先端分野に次々と手を打つLINEだが、株価はさえない。15日の終値は3930円と昨年7月の上場時の初値4900円を大きく下回る。低迷の要因の一つが、市場の期待に実績が追いついていないことだ。例えば今年1月に発表した2016年12月期決算。営業利益が前の期の10倍の198億円に急増したのに、市場の予想に届かず発表翌日に株価は一時16%下げた。

売り上げの成長も米ネット大手に見劣りする。LINEの17年1~3月期の売上高は前年同期比16%増の389億円。同じ期間のグーグルは22%、フェイスブックは49%の増収だった。増収率で負けていては、数十倍の売り上げ規模の差を詰めることはできない。

かつて無料通話アプリのサービス開始から1年半で登録利用者が1億人を突破し、フェイスブックより3年早いともてはやされたLINE。
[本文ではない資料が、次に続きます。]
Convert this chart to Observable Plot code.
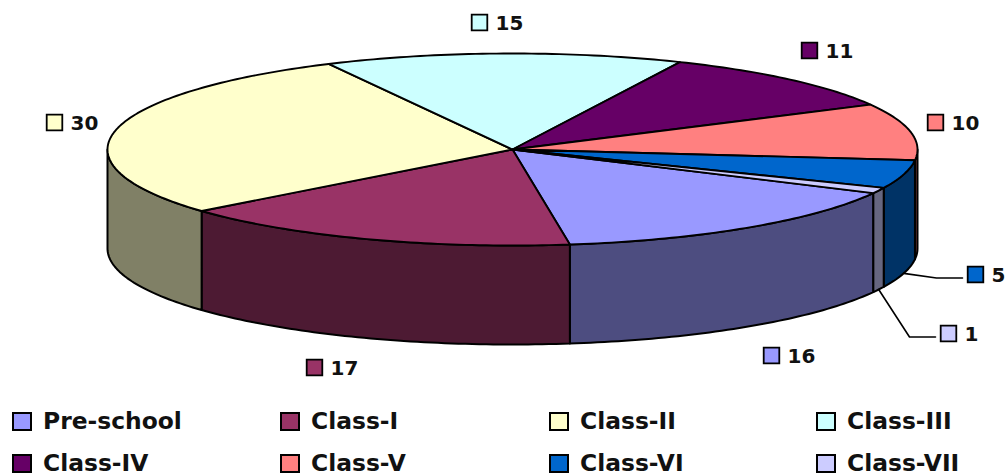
<!DOCTYPE html>
<html>
<head>
<meta charset="utf-8">
<script src="https://cdn.jsdelivr.net/npm/d3@7"></script>
<script src="https://cdn.jsdelivr.net/npm/@observablehq/plot@0.6"></script>
<style>
html,body{margin:0;padding:0;background:#fff}
#chart svg{display:block}
#legend{position:relative;width:1006px;height:80px;font:bold 23.4px "DejaVu Sans",sans-serif;color:#111}
.li{position:absolute;display:flex;align-items:center;height:24px}
.sw{width:16px;height:15px;border:2px solid #000;margin-right:11px;flex:none}
</style>
</head>
<body>
<div id="chart"></div>
<div id="legend"></div>
<script>
const categories = ["Pre-school","Class-I","Class-II","Class-III","Class-IV","Class-V","Class-VI","Class-VII"];
const values = [16,17,30,15,11,10,5,1];
const topColors = ["#9999FF","#993366","#FFFFCC","#CCFFFF","#660066","#FF8080","#0066CC","#CCCCFF"];
const wallColors = ["#4D4D80","#4D1A33","#808066","#668080","#330033","#804040","#003366","#666680"];

// layout of the tilted pie
const W = 1006, H = 395;
const cx = 512, cy = 149, rx = 405, ry = 96, depth = 99, startDeg = 27;
const labelSpots = [[771,355],[314,367],[54,122],[479,22],[809,50],[935,122],[975,274],[948,333]];
const leaderOf = {6:true, 7:true};

const total = d3.sum(values);
let acc = startDeg;
const slices = values.map((v,i)=>{
  const a0 = acc, a1 = acc + v/total*360; acc = a1;
  return {i, a0, a1, mid:(a0+a1)/2};
});
const rad = d => d*Math.PI/180;
const rim = (deg, drop=0) => ({x: cx + rx*Math.cos(rad(deg)), y: cy + ry*Math.sin(rad(deg)) + drop});
const arc = (a0,a1,drop=0) => {
  const n = Math.max(2, Math.ceil(Math.abs(a1-a0)));
  return d3.range(n+1).map(k=>rim(a0+(a1-a0)*k/n, drop));
};

const marks = [];
// side walls: the part of every slice's rim on the front half
for (const s of slices) {
  for (const off of [0,360]) {
    const lo = Math.max(s.a0, off), hi = Math.min(s.a1, off+180);
    if (hi > lo) {
      const poly = [...arc(lo,hi), ...arc(hi,lo,depth)];
      poly.push(poly[0]);
      marks.push(Plot.line(poly,{x:"x",y:"y",fill:wallColors[s.i],stroke:"#000",strokeWidth:2,strokeLinejoin:"round"}));
    }
  }
}
// top faces
for (const s of slices) {
  const poly = [{x:cx,y:cy}, ...arc(s.a0,s.a1), {x:cx,y:cy}];
  marks.push(Plot.line(poly,{x:"x",y:"y",fill:topColors[s.i],stroke:"#000",strokeWidth:1.9,strokeLinejoin:"round"}));
}
// leader lines
for (const s of slices) {
  if (!leaderOf[s.i]) continue;
  const [lx,ly] = labelSpots[s.i];
  const start = rim(s.mid, depth);
  const pts = [start, {x:lx-39,y:ly+3.5}, {x:lx-13,y:ly+3.5}];
  marks.push(Plot.line(pts,{x:"x",y:"y",stroke:"#000",strokeWidth:1.6}));
}
// data labels
const labelRows = slices.map(s=>({x:labelSpots[s.i][0], y:labelSpots[s.i][1], v:values[s.i], c:topColors[s.i]}));
marks.push(Plot.dot(labelRows,{x:"x",y:"y",symbol:"square",r:8.8,fill:d=>d.c,stroke:"#000",strokeWidth:1.8}));
marks.push(Plot.text(labelRows,{x:"x",y:"y",text:d=>String(d.v),dx:16,dy:1,textAnchor:"start",fontSize:20,fontWeight:"bold",fontFamily:"DejaVu Sans",fill:"#111"}));

const plot = Plot.plot({
  width:W, height:H, margin:0,
  x:{domain:[0,W],range:[0,W],axis:null},
  y:{domain:[0,H],range:[0,H],axis:null},
  color:{type:"identity"},
  marks
});
plot.style.background = "#fff";
document.getElementById("chart").append(plot);

// legend below the svg
const legendCols = [12,280,549,816], legendRows = [14,56];
const legend = document.getElementById("legend");
categories.forEach((c,i)=>{
  const el = document.createElement("div");
  el.className = "li";
  el.style.left = legendCols[i%4]+"px";
  el.style.top = legendRows[Math.floor(i/4)]+"px";
  const sw = document.createElement("span");
  sw.className = "sw"; sw.style.background = topColors[i];
  const t = document.createElement("span");
  t.textContent = c;
  el.append(sw,t);
  legend.append(el);
});
</script>
</body>
</html>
今のLINEに上場5年で時価総額40兆円に急成長したフェイスブックのような勢いはない。連想の対象になるのは知名度の割に業績も株価も伸び悩むツイッターだ。停滞イメージの払拭へ、負けられない戦いが始まる。(篤田聡志)』

これだけ世界がグローバル化すると、英語かそうでない言語を使っているかでスタート地点が大きく違ってくる。英語の製品やコンテンツはそのまま世界市場に出ていけるが、日本語だとまずは英語に直さなければならない。当然、オリジナルの面白さが一部失われる。明らかなハンディがある。

私も最近、アマゾンスタジオのプロデューサーと話す機会があったが、彼らが求めるものは世界中の人にわかるコンテンツ。つまり、単純化し定型化されたものが要求される。ハリウッド映画は確かに映像はすごい。ただ内容はパターン化されたものが多いのも事実だ。

それでも日本のアニメが強いように、すべてがハリウッド映画では面白くない。

日本人が世界で勝負する時、何が武器になるのか。LINEの挑戦も見守っていきたい。

私も応援も兼ねて、LINEを使ってみよう。